Sep 11, 2009 at 6:27 PM Post #6 of 48
Well if it's really 6.3V @ 3A, that's still over spec of the 6BX7 tubes
frown.gif


Perhaps it's a good idea to run 2 different heater supplies. as there's another 5V secondary
smily_headphones1.gif
I can run the two high-powered tubes off the 6.3V and the driver off the 5V.

The arrangement looks there is another diode after the bridge to drop more voltage.

For the 6.3V secondary, I'm thinking this (FES16DT diodes)
6.3V * 1.414 = 8.9 - 1.5V (0.75 *2 forward voltage drop) = 7.4V - 0.75V (another diode drop) = 6.65V looks healthy enough.

For the 5V secondary, I'm thinking this
5.0V * 1.414 = 7.07
This leaves very little for rectifier voltage drop, back to MBR360, at the expected current - 0.6A - 1.5A if I stick a 6BX7 in there, they show between 0.4-0.5V drop. That'll work to get it down to around 6.3V
smily_headphones1.gif
Since I'm expecting a TINY little bit higher voltage output off that 5V as it won't be at full load, we might be safe.
 
Sep 11, 2009 at 10:50 PM Post #9 of 48
Those filaments will give you a bit higher voltage. I have a similar transformer and with 120v ac input the unloaded voltage is 7.2vac . I don't remember if the voltage in the US is 120 or 115 though. My guess is that with 115vac input you'll get around 6.8 vac. So after rectification you'll get around 8 unloaded so you'll probably be too high. Your idea of using the 5v winding for the input tube would probably work well. The unloaded voltage of that winding is around 5.4 so you'll get around 6 loaded which is pretty good.
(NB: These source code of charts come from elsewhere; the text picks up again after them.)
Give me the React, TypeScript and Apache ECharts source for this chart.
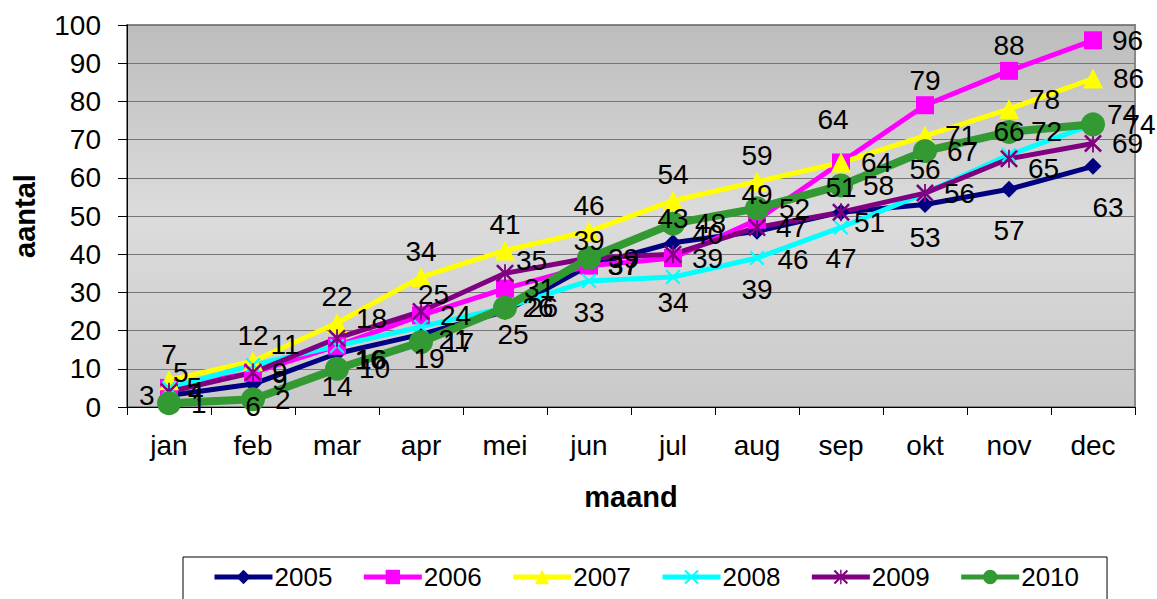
import React, { useEffect, useRef } from "react";
import * as echarts from "echarts";

const months = ["jan", "feb", "mar", "apr", "mei", "jun", "jul", "aug", "sep", "okt", "nov", "dec"];
const years = ["2005", "2006", "2007", "2008", "2009", "2010"];
const v2005 = [3, 6, 14, 19, 25, 37, 43, 46, 51, 53, 57, 63];
const v2006 = [5, 9, 16, 24, 31, 37, 39, 49, 64, 79, 88, 96];
const v2007 = [7, 12, 22, 34, 41, 46, 54, 59, 64, 71, 78, 86];
const v2008 = [5, 11, 16, 21, 26, 33, 34, 39, 47, 56, 66, 74];
const v2009 = [4, 9, 18, 25, 35, 39, 40, 47, 51, 56, 65, 69];
const v2010 = [1, 2, 10, 17, 26, 39, 48, 52, 58, 67, 72, 74];
const yTicks = [0, 100, 10];

// where each value label sits relative to its point (layout only)
const T = "top", B = "bottom", R = "right", L = "left";
const pos2005 = [L, B, B, B, B, R, T, B, T, B, B, B];
const pos2006 = [R, R, R, R, R, R, R, T, T, T, T, R];
const pos2007 = [T, T, T, T, T, T, T, T, R, R, R, R];
const pos2008 = [R, R, R, R, R, B, B, B, B, T, T, R];
const pos2009 = [R, R, R, R, R, R, R, R, R, R, R, R];
const pos2010 = [R, R, R, R, R, T, R, R, R, R, R, R];
// small label nudges (pixels) keyed by month index (layout only)
type Nudge = Record<number, [number, number]>;
const nudge2005: Nudge = { 1: [0, -10], 3: [8, -8], 4: [8, -10], 7: [36, -4], 10: [0, 9], 11: [15, 9] };
const nudge2006: Nudge = { 0: [-15, -15], 1: [0, 8], 2: [0, 14], 8: [-8, -18] };
const nudge2007: Nudge = { 10: [0, -10] };
const nudge2008: Nudge = { 1: [0, -20], 2: [0, 14], 3: [0, 13], 6: [0, -6], 11: [14, 0] };
const nudge2009: Nudge = { 2: [0, -20], 3: [-22, -17], 4: [-8, -13], 6: [0, -20], 8: [-6, 10], 10: [0, 10] };
const nudge2010: Nudge = { 5: [0, 10], 11: [-8, -10] };
const DIST: Record<string, number> = { top: 2, bottom: 10, right: 10, left: 6 };

const X_PATH = "path://M0,1 L1,0 L5,4 L9,0 L10,1 L6,5 L10,9 L9,10 L5,6 L1,10 L0,9 L4,5 Z";
const AST_PATH =
  "path://M0,1 L1,0 L5,4 L9,0 L10,1 L6,5 L10,9 L9,10 L5,6 L1,10 L0,9 L4,5 Z M4.5,0 L5.5,0 L5.5,10 L4.5,10 Z";

const FONT = "'Liberation Sans', Arial, sans-serif";

export default function App() {
  const ref = useRef<HTMLDivElement>(null);
  useEffect(() => {
    if (!ref.current) return;
    const chart = echarts.init(ref.current, null, { renderer: "svg" });
    const withLabels = (data: number[], pos: string[], nudge: Nudge) =>
      data.map((v, i) => ({
        value: v,
        label: { position: pos[i], distance: DIST[pos[i]], offset: nudge[i] || [0, 0] },
      }));
    const mk = (
      name: string,
      data: number[],
      pos: string[],
      nudge: Nudge,
      color: string,
      symbol: string,
      symbolSize: number,
      width: number
    ) => ({
      name,
      type: "line",
      data: withLabels(data, pos, nudge),
      symbol,
      symbolSize,
      showAllSymbol: true,
      lineStyle: { color, width },
      itemStyle: { color, borderWidth: 0 },
      label: { show: true, fontSize: 28, color: "#000", fontFamily: FONT },
      emphasis: { disabled: true },
    });
    chart.setOption({
      animation: false,
      textStyle: { fontFamily: FONT },
      grid: {
        left: 127,
        right: 22,
        top: 25,
        bottom: 192,
        show: true,
        borderColor: "#888",
        borderWidth: 2,
        backgroundColor: new echarts.graphic.LinearGradient(0, 0, 0, 1, [
          { offset: 0, color: "#bcbcbc" },
          { offset: 0.5, color: "#dcdcdc" },
          { offset: 1, color: "#c9c9c9" },
        ]),
      },
      legend: {
        left: 183,
        top: 557,
        padding: [7, 28, 12, 29],
        itemGap: 29,
        itemWidth: 58,
        itemHeight: 18,
        borderColor: "#000",
        borderWidth: 1,
        lineStyle: { width: 5 },
        textStyle: { fontSize: 26, color: "#000", fontFamily: FONT, padding: [0, 0, 0, -3] },
        data: years,
      },
      xAxis: {
        type: "category",
        data: months,
        boundaryGap: true,
        name: "maand",
        nameLocation: "middle",
        nameGap: 75,
        nameTextStyle: { fontSize: 29, fontWeight: "bold", color: "#000" },
        axisLine: { show: true, lineStyle: { color: "#000", width: 1 } },
        axisTick: { show: true, length: 8, lineStyle: { color: "#000" } },
        axisLabel: { fontSize: 28, color: "#000", margin: 24 },
        splitLine: { show: false },
      },
      yAxis: {
        type: "value",
        min: yTicks[0],
        max: yTicks[1],
        interval: yTicks[2],
        name: "aantal",
        nameLocation: "middle",
        nameRotate: 90,
        nameGap: 88,
        nameTextStyle: { fontSize: 29, fontWeight: "bold", color: "#000" },
        axisLine: { show: true, lineStyle: { color: "#000", width: 1 } },
        axisTick: { show: true, length: 9, lineStyle: { color: "#000" } },
        axisLabel: { fontSize: 28, color: "#000", margin: 26 },
        splitLine: { show: true, lineStyle: { color: "#777", width: 1 } },
      },
      series: [
        mk("2005", v2005, pos2005, nudge2005, "#000080", "diamond", 17, 5),
        mk("2006", v2006, pos2006, nudge2006, "#ff00ff", "rect", 18, 5),
        mk("2007", v2007, pos2007, nudge2007, "#ffff00", "triangle", 20, 5),
        mk("2008", v2008, pos2008, nudge2008, "#00ffff", X_PATH, 15, 5),
        mk("2009", v2009, pos2009, nudge2009, "#800080", AST_PATH, 18, 5),
        mk("2010", v2010, pos2010, nudge2010, "#339933", "circle", 24, 8),
      ],
    });
    return () => chart.dispose();
  }, []);
  return (
    <div
      ref={ref}
      style={{ position: "fixed", left: 0, top: 0, width: 1157, height: 599, background: "#fff" }}
    />
  );
}
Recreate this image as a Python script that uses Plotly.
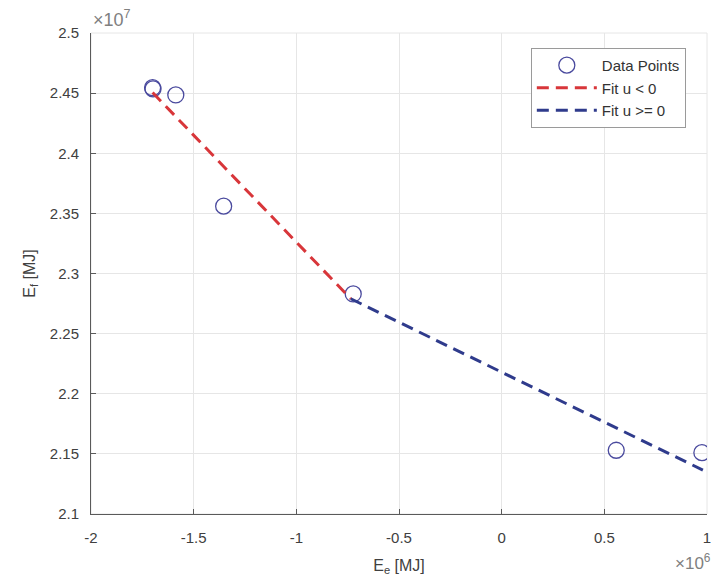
import plotly.graph_objects as go

# values (x in units of 1e6 MJ, y in units of 1e7 MJ)
e_e = [-1.700, -1.698, -1.587, -1.354, -0.723, 0.558, 0.975]
e_f = [2.4545, 2.4535, 2.4485, 2.3560, 2.2830, 2.1530, 2.1510]

# fitted segments
fit_neg_x = [-1.700, -0.735]
fit_neg_y = [2.4505, 2.2790]
fit_pos_x = [-0.735, 0.980]
fit_pos_y = [2.2790, 2.1365]

x_ticks = [-2, -1.5, -1, -0.5, 0, 0.5, 1]
x_labels = ["-2", "-1.5", "-1", "-0.5", "0", "0.5", "1"]
y_ticks = [2.1, 2.15, 2.2, 2.25, 2.3, 2.35, 2.4, 2.45, 2.5]
y_labels = ["2.1", "2.15", "2.2", "2.25", "2.3", "2.35", "2.4", "2.45", "2.5"]

FONT = "Liberation Sans, Arial, sans-serif"
TXT = "#404040"

fig = go.Figure()

fig.add_trace(go.Scatter(x=e_e, y=e_f, mode="markers", name="Data Points",
                         marker=dict(symbol="circle-open", size=16,
                                     color="#4a4a9e", line=dict(width=1.3))))
fig.add_trace(go.Scatter(x=fit_neg_x, y=fit_neg_y, mode="lines", name="Fit u < 0",
                         line=dict(color="#d8363a", width=3, dash="12px,7px")))
fig.add_trace(go.Scatter(x=fit_pos_x, y=fit_pos_y, mode="lines", name="Fit u >= 0",
                         line=dict(color="#2f3b8c", width=3, dash="12px,7px")))

axis_common = dict(showgrid=True, gridcolor="#e6e6e6", gridwidth=1,
                   zeroline=False, showline=True, linecolor="#5a5a5a", linewidth=1,
                   ticks="inside", ticklen=5, tickcolor="#5a5a5a",
                   tickfont=dict(family=FONT, size=15, color=TXT))

fig.update_xaxes(range=[-2, 1], tickvals=x_ticks, ticktext=x_labels,
                 ticklabelstandoff=10,
                 title=dict(text="E<sub>e</sub> [MJ]", standoff=14,
                            font=dict(family=FONT, size=16, color=TXT)),
                 **axis_common)
fig.update_yaxes(range=[2.1, 2.5], tickvals=y_ticks, ticktext=y_labels,
                 ticklabelstandoff=8,
                 title=dict(text="E<sub>f</sub> [MJ]", standoff=10,
                            font=dict(family=FONT, size=16, color=TXT)),
                 **axis_common)

# light frame on top / right like the matlab grid edge
fig.add_shape(type="rect", xref="paper", yref="paper", x0=0, y0=0, x1=1, y1=1,
              line=dict(color="#e6e6e6", width=1), layer="below")

fig.add_annotation(text="\u00d710<sup>7</sup>", xref="paper", yref="paper",
                   x=0, y=1.002, xanchor="left", yanchor="bottom", showarrow=False,
                   font=dict(family=FONT, size=18, color="#808080"))
fig.add_annotation(text="\u00d710<sup>6</sup>", xref="paper", yref="paper",
                   x=1.01, y=-0.072, xanchor="right", yanchor="top", showarrow=False,
                   font=dict(family=FONT, size=17, color="#808080"))

# page has an 8px body margin, so the figure is 8px smaller than the window
fig.update_layout(
    width=712, height=579,
    margin=dict(l=83, r=9, t=25, b=73),
    plot_bgcolor="white", paper_bgcolor="white",
    font=dict(family=FONT, color=TXT),
    legend=dict(x=0.714, y=0.969, xanchor="left", yanchor="top",
                bgcolor="white", bordercolor="#9a9a9a", borderwidth=1,
                font=dict(family=FONT, size=15, color="#333333"),
                itemwidth=60, tracegroupgap=0),
    showlegend=True,
)

fig.write_html("out.html")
You could also use AC to heat the output tubes from the 6.3 winding and take DC for the input tube from the 5v winding. That way the current from the 6.3 winding will be enough.
 
Sep 12, 2009 at 12:43 PM Post #13 of 48
Having said there's nothing dangerous, just look at the power socket: totally uninsulated and he compounds it by running the mains line all the way across the bottom of the box to the front panel. I would start from scratch on this; it's amazing it even does anything apart from electrocute people's cats...
 
Sep 12, 2009 at 8:41 PM Post #14 of 48
Quote:

Originally Posted by bidoux /img/forum/go_quote.gif
Why did you buy a dangerous piece of crap ?


I think some people forget that not all Singlepower amplifiers were crap.
rolleyes.gif
The later ones yes, the earlier ones, no.
 
Sep 12, 2009 at 8:52 PM Post #15 of 48
Quote:

Originally Posted by skyline889 /img/forum/go_quote.gif
I think some people forget that not all Singlepower amplifiers were crap.
rolleyes.gif
The later ones yes, the earlier ones, no.



I want to see internal pictures of these non-crap ones.